Many are also fed up that Scottish and Welsh nationalism can be celebrated without issue but expressing their English national identity is classed as racist. The Scots and the Welsh can fly their national flag, celebrate their patron saint’s day and sing patriotic songs with pride. Yet the English are afraid to fly the cross of St George or celebrate St George’s Day as they’d like because metropolitan, middle-class, liberal snobs deem it racist.
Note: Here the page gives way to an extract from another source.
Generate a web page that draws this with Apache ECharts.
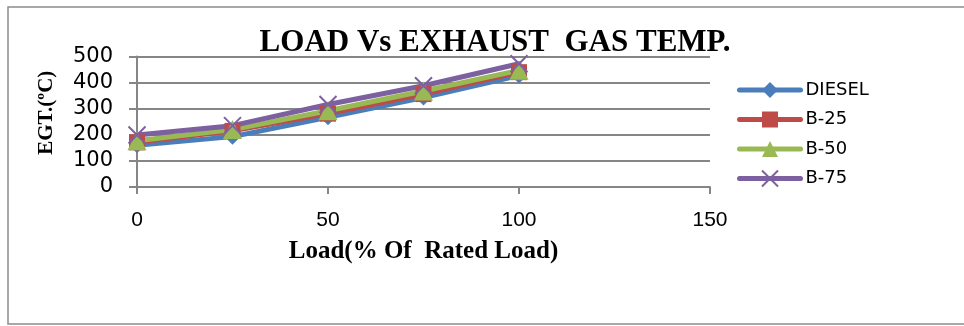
<!DOCTYPE html>
<html>
<head>
<meta charset="utf-8">
<script src="https://cdn.jsdelivr.net/npm/echarts@6/dist/echarts.min.js"></script>
<style>
  html, body { margin: 0; padding: 0; background: #fff; }
  #chart { width: 964px; height: 326px; }
</style>
</head>
<body>
<div id="chart"></div>
<script>
// Engine load (% of rated load) and exhaust gas temperature per fuel blend
const loads = [0, 25, 50, 75, 100];
const diesel = [160, 193, 267, 343, 427];
const b25 = [171, 215, 281, 356, 440];
const b50 = [177, 220, 292, 368, 447];
const b75 = [199, 235, 316, 388, 472];
const seriesNames = ['DIESEL', 'B-25', 'B-50', 'B-75'];
const xTicks = [0, 50, 100, 150];
const yTicks = [0, 100, 200, 300, 400, 500];

const colors = ['#4A7EBB', '#BE4B48', '#98B954', '#7D60A0'];
const symbols = ['diamond', 'rect', 'triangle', 'path://M0,0L10,10M10,0L0,10'];
const symbolSizes = [16, 16, 19, 17];
const values = [diesel, b25, b50, b75];

const chart = echarts.init(document.getElementById('chart'));

const series = seriesNames.map((name, i) => ({
  name: name,
  type: 'line',
  data: loads.map((x, j) => [x, values[i][j]]),
  symbol: symbols[i],
  symbolSize: symbolSizes[i],
  lineStyle: { width: 5, color: colors[i], cap: 'round', join: 'round' },
  itemStyle: i === 3
    ? { color: 'transparent', borderColor: colors[i], borderWidth: 2 }
    : { color: colors[i], borderWidth: 0 },
  emphasis: { disabled: true },
  animation: false
}));

chart.setOption({
  animation: false,
  backgroundColor: '#fff',
  title: {
    text: 'LOAD Vs EXHAUST  GAS TEMP.',
    left: 490,
    top: 22,
    textAlign: 'center',
    textStyle: {
      fontFamily: 'Liberation Serif',
      fontWeight: 'bold',
      fontSize: 31,
      color: '#000'
    }
  },
  graphic: [{
    type: 'rect',
    shape: { x: 8, y: 7, width: 970, height: 317 },
    style: { fill: 'none', stroke: '#8c8c8c', lineWidth: 1.5 },
    silent: true
  }],
  legend: {
    orient: 'vertical',
    left: 732,
    top: 76,
    itemWidth: 61,
    itemHeight: 20,
    itemGap: 11.5,
    data: seriesNames,
    lineStyle: { width: 5, cap: 'round' },
    textStyle: { fontFamily: 'DejaVu Sans', fontSize: 18, color: '#000' }
  },
  grid: {
    left: 137,
    right: 254,
    top: 56.5,
    bottom: 139,
    containLabel: false
  },
  xAxis: {
    type: 'value',
    min: xTicks[0],
    max: xTicks[xTicks.length - 1],
    interval: 50,
    name: 'Load(% Of  Rated Load)',
    nameLocation: 'middle',
    nameGap: 52,
    nameTextStyle: {
      fontFamily: 'Liberation Serif',
      fontWeight: 'bold',
      fontSize: 25,
      color: '#000'
    },
    axisLine: { show: true, lineStyle: { color: '#868686', width: 2 } },
    axisTick: { show: true, length: 7, lineStyle: { color: '#868686', width: 2 } },
    splitLine: { show: false },
    axisLabel: {
      margin: 23,
      fontFamily: 'Liberation Sans',
      fontSize: 21,
      color: '#000',
      formatter: v => xTicks.includes(v) ? String(v) : ''
    }
  },
  yAxis: {
    type: 'value',
    min: yTicks[0],
    max: yTicks[yTicks.length - 1],
    interval: 100,
    name: 'EGT.(ºC)',
    nameLocation: 'middle',
    nameGap: 80,
    nameTextStyle: {
      fontFamily: 'Liberation Serif',
      fontWeight: 'bold',
      fontSize: 21,
      color: '#000',
      padding: [0, 0, 0, 18]
    },
    axisLine: { show: true, lineStyle: { color: '#868686', width: 2 } },
    axisTick: { show: true, length: 8, lineStyle: { color: '#868686', width: 2 } },
    splitLine: { show: true, lineStyle: { color: '#868686', width: 2 } },
    axisLabel: {
      margin: 24,
      fontFamily: 'DejaVu Sans',
      fontSize: 21,
      color: '#000'
    }
  },
  series: series
});
</script>
</body>
</html>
Cottrell correctly points to the fact that Englishness is often conflated with Britishness. In contrast, the Scots and the Welsh have maintained a distinct identity. To solve this issue, he suggests the English should sing their own national anthem at sporting events, as the Scots and Welsh do, and then all UK nations should sing ‘God Save the Queen’. I would suggest that next year’s Commonwealth Games, which take place in Birmingham, would be the perfect occasion to test out this innovative idea.
I really do think Cottrell is on to something here. He may well be the saviour of his own Church, which, for many years, has had declining attendance. Indeed, I hope that he’ll replace Welby one day, and become the Archbishop of Canterbury.
I would encourage politicians to follow Cottrell’s lead and embrace Englishness and national pride. But that must be just the first step in rebalancing the UK. The next is to establish an English Parliament for the English people. If it’s good enough for the Scots, it’s good enough for the English.
Stephen Cottrell has been very brave in saying what he said. The left-wing Twitter mob will no doubt attempt to have him cancelled. You may even see the Socialist Worker brigade picketing his church. But I would argue that we should not only applaud his courage, but also his common sense and his pride in his nation.